• Requirements
Retype word for word the lines lying between the line containing "Reproduce this chart with Plotly." and the line containing "2, 1.5, 1, 0.8]", together with those two lines themselves, and nothing besides.

• Data supplied

= = = =

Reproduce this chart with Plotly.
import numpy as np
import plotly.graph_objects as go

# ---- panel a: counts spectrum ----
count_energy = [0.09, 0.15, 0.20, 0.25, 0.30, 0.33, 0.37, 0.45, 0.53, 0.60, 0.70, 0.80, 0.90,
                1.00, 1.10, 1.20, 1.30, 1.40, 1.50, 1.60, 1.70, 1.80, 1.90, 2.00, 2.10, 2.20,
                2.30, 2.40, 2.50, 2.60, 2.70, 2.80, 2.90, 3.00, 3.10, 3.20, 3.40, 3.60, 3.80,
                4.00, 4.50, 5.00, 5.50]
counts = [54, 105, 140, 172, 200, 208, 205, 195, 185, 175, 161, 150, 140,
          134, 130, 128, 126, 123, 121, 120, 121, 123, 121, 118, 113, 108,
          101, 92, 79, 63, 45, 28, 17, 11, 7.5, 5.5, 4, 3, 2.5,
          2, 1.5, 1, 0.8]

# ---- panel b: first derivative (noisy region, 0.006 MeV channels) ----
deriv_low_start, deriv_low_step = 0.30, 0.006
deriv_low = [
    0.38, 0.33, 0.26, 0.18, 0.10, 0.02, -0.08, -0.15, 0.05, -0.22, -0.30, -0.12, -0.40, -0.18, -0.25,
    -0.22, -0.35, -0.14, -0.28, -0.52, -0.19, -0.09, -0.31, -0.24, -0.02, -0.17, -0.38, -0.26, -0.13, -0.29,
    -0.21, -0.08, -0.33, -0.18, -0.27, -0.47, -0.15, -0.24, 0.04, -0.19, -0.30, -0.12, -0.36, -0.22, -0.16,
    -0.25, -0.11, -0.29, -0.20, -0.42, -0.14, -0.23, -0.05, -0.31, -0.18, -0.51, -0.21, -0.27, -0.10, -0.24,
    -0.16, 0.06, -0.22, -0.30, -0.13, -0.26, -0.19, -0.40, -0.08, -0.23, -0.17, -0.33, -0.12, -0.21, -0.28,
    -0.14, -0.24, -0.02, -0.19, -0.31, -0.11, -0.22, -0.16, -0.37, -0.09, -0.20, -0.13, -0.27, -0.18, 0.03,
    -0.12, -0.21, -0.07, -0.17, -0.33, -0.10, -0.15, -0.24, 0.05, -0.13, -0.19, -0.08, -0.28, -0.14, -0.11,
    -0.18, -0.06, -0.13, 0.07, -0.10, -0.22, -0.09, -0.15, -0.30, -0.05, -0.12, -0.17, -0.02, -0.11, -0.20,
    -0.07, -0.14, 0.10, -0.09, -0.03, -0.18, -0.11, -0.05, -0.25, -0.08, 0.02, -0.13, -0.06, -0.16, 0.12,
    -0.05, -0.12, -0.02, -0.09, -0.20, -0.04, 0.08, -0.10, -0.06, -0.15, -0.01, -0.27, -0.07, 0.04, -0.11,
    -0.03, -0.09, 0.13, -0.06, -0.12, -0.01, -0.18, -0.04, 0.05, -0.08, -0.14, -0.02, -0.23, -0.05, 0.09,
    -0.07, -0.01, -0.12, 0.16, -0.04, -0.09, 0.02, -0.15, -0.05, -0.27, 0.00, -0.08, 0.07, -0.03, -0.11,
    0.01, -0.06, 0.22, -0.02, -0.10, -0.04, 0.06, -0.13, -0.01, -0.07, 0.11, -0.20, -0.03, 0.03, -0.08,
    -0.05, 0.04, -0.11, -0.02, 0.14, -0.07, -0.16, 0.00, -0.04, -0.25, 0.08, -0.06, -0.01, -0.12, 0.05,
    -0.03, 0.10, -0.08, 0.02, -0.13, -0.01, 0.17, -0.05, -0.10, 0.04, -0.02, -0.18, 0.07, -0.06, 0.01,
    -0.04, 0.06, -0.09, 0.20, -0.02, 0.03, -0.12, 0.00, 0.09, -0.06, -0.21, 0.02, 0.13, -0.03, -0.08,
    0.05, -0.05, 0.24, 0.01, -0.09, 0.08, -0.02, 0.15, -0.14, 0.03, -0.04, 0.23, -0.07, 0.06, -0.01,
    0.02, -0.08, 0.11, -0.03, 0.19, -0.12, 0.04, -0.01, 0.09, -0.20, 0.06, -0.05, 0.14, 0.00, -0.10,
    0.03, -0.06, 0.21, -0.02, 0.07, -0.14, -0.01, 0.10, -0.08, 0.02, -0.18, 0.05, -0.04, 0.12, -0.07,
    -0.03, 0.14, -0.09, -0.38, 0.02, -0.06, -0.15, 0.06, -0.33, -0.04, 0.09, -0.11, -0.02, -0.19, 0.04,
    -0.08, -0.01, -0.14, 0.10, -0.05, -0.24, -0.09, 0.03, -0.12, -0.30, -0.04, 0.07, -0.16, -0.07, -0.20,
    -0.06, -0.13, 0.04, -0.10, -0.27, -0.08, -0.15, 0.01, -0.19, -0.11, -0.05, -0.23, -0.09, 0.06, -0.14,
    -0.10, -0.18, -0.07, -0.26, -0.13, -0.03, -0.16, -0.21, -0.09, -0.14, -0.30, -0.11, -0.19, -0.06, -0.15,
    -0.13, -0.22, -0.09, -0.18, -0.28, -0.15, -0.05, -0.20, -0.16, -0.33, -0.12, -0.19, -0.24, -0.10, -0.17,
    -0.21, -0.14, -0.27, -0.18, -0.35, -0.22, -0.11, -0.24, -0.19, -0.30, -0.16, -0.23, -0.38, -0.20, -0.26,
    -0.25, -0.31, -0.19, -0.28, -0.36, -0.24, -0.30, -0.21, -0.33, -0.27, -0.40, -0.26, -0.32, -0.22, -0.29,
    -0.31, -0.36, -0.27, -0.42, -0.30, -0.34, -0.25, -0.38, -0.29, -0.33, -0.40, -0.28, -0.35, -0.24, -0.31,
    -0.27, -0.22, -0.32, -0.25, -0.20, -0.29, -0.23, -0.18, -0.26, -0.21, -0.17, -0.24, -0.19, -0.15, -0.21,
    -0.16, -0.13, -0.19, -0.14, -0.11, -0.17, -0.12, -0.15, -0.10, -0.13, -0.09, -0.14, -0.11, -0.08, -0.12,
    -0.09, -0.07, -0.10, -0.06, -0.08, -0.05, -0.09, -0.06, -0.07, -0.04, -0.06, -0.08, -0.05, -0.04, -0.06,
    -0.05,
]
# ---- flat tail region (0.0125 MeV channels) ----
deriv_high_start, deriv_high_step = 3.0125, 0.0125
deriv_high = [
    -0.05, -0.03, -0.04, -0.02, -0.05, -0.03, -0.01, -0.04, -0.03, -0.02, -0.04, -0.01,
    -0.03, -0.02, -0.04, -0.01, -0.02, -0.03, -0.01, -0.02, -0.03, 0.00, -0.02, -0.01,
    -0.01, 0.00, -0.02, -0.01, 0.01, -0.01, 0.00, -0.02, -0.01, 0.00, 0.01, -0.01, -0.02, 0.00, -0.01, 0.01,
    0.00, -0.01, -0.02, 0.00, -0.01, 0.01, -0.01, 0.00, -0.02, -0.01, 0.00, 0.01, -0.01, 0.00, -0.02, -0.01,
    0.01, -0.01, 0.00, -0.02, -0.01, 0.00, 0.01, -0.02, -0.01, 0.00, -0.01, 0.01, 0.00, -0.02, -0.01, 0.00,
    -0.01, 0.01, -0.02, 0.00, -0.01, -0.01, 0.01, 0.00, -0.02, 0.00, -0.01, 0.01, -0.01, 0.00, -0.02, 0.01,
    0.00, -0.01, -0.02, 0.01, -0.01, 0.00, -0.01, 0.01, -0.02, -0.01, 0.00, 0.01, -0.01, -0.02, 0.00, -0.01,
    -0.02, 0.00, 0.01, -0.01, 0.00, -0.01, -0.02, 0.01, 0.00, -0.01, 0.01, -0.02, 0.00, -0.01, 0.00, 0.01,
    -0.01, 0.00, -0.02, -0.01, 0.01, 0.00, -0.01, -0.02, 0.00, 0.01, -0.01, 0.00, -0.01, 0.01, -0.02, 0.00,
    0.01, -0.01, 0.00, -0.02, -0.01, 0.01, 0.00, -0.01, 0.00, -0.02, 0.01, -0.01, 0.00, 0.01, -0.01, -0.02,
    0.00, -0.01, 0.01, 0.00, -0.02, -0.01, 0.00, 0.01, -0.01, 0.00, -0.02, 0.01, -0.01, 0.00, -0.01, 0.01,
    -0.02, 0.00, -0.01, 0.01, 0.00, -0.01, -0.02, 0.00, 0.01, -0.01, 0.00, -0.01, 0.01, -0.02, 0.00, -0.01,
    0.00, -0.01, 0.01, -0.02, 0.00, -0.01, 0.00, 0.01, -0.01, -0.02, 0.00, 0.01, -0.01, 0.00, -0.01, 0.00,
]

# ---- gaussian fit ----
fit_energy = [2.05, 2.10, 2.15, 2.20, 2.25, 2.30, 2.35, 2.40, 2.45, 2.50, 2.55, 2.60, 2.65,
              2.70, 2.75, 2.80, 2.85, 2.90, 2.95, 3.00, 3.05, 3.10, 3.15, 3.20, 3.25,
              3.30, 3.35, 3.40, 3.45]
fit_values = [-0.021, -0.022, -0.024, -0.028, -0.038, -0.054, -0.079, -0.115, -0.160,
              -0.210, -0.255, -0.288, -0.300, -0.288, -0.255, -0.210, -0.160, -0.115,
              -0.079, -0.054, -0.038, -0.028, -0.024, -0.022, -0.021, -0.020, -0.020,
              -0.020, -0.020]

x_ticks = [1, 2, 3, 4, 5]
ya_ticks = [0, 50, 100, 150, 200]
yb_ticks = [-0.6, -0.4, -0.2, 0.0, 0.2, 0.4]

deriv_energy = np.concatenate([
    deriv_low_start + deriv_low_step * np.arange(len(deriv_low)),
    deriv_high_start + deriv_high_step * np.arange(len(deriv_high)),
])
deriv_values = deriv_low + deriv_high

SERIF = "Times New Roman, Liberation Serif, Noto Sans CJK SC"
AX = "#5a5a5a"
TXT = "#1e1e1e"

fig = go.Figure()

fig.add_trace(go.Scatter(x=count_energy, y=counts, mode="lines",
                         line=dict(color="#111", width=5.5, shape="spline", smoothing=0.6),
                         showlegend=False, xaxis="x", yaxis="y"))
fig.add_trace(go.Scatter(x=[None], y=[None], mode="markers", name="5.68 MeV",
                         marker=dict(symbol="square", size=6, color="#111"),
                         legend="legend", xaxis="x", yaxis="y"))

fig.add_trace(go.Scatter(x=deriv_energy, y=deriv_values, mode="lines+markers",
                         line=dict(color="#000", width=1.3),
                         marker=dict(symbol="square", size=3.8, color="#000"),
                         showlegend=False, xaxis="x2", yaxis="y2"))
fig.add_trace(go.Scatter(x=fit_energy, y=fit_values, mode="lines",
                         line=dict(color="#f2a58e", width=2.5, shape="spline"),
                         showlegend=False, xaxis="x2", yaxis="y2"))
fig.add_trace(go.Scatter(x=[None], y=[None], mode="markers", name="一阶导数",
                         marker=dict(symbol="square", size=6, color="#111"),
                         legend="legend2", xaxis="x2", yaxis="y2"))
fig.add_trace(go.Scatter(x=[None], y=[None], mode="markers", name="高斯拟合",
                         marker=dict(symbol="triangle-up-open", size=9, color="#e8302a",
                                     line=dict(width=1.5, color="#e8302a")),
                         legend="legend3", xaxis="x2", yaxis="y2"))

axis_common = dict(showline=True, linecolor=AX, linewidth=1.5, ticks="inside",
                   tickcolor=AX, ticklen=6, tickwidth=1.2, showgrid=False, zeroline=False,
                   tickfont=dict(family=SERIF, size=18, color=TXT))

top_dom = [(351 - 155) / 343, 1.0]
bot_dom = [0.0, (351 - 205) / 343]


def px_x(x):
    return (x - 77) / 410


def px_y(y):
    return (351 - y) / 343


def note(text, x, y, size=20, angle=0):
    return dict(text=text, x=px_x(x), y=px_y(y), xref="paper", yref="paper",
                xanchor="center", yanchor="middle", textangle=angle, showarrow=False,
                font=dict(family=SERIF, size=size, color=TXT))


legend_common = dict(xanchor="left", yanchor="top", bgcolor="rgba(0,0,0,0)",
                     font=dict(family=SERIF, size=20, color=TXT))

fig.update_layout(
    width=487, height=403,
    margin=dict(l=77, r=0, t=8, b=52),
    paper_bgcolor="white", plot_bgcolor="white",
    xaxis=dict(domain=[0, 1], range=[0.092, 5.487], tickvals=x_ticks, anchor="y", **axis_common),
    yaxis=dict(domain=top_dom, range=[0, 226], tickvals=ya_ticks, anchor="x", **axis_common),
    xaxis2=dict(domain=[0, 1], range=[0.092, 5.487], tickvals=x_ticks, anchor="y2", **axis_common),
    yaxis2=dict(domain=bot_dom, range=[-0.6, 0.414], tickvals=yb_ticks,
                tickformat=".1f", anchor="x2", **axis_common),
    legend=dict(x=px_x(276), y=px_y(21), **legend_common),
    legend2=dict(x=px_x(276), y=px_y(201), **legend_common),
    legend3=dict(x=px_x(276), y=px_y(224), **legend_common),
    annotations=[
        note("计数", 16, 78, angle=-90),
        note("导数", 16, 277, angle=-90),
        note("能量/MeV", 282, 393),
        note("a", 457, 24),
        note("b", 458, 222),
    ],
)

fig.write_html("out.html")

= = = =

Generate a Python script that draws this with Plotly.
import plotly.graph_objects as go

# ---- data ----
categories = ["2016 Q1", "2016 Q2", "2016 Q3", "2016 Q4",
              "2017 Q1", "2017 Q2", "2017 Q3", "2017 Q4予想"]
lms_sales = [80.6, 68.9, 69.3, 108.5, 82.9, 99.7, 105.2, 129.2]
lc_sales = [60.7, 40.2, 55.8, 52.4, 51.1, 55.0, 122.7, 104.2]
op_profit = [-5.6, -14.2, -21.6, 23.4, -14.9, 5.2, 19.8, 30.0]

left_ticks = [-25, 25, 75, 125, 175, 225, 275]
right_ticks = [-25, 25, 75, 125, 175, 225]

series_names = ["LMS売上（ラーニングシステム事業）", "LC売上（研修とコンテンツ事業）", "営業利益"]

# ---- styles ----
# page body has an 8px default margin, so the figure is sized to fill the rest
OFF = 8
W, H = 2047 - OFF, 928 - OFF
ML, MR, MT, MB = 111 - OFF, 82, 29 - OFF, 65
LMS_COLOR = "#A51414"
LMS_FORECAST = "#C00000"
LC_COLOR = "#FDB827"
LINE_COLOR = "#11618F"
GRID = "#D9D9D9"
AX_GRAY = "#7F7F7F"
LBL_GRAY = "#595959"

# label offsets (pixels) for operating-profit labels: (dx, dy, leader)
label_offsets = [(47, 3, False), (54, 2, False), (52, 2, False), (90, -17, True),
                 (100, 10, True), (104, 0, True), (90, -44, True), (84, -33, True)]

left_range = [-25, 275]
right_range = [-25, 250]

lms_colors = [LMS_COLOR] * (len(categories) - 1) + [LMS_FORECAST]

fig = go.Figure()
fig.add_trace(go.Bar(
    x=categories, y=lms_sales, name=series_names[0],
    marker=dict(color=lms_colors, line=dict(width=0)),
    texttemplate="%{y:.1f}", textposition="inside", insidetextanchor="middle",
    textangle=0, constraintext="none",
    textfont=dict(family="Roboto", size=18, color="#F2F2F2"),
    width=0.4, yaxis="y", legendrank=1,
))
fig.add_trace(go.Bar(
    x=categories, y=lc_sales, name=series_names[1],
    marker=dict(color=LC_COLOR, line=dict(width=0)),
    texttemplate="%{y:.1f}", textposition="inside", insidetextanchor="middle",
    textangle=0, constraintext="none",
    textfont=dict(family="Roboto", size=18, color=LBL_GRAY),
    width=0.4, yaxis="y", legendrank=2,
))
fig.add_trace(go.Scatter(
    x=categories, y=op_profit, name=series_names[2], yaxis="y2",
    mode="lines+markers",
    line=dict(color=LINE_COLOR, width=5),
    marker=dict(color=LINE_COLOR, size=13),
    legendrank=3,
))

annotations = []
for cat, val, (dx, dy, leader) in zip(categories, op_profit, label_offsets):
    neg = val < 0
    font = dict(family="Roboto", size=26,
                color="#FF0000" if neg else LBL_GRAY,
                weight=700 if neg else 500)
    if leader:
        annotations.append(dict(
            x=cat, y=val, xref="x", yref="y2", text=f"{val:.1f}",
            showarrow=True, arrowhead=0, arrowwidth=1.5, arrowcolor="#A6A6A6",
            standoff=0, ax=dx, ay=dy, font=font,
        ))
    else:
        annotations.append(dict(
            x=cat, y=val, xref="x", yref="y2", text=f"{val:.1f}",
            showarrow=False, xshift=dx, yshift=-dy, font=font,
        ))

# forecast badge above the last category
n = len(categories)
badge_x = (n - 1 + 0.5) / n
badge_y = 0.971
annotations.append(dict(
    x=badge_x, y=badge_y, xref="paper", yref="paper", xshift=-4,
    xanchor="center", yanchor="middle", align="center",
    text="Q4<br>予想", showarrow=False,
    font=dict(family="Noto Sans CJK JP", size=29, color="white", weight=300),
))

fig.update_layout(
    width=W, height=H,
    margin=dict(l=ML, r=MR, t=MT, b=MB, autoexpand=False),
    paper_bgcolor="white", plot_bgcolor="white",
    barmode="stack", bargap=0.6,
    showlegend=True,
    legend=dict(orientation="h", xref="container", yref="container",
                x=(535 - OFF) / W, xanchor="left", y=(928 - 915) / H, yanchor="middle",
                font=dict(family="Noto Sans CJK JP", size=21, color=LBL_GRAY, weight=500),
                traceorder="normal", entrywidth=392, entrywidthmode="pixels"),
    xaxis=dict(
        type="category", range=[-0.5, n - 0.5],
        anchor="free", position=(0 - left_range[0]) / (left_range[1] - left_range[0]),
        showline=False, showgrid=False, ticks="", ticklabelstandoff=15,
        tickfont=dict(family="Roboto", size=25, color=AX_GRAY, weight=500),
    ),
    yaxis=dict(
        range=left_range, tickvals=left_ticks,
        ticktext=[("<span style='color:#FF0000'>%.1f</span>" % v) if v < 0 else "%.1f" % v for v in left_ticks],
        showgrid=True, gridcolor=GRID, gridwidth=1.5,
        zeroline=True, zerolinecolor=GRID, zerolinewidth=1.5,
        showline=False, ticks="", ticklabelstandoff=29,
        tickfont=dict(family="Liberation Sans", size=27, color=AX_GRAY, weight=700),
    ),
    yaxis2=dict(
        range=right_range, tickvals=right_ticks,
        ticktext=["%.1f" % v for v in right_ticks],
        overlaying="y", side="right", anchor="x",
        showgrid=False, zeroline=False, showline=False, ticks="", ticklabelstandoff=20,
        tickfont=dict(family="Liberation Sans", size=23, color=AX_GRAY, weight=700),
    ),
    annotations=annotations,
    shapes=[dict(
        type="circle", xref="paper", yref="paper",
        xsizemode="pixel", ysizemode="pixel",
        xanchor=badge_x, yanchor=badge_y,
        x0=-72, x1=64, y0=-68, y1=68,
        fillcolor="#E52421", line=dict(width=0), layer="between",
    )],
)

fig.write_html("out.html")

= = = =

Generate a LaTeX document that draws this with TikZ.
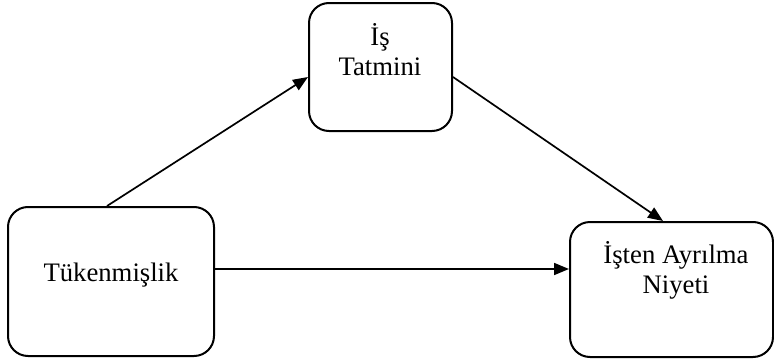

= = = =

• Task result
Reproduce this chart with Plotly.
import numpy as np
import plotly.graph_objects as go

# ---- panel a: counts spectrum ----
count_energy = [0.09, 0.15, 0.20, 0.25, 0.30, 0.33, 0.37, 0.45, 0.53, 0.60, 0.70, 0.80, 0.90,
                1.00, 1.10, 1.20, 1.30, 1.40, 1.50, 1.60, 1.70, 1.80, 1.90, 2.00, 2.10, 2.20,
                2.30, 2.40, 2.50, 2.60, 2.70, 2.80, 2.90, 3.00, 3.10, 3.20, 3.40, 3.60, 3.80,
                4.00, 4.50, 5.00, 5.50]
counts = [54, 105, 140, 172, 200, 208, 205, 195, 185, 175, 161, 150, 140,
          134, 130, 128, 126, 123, 121, 120, 121, 123, 121, 118, 113, 108,
          101, 92, 79, 63, 45, 28, 17, 11, 7.5, 5.5, 4, 3, 2.5,
          2, 1.5, 1, 0.8]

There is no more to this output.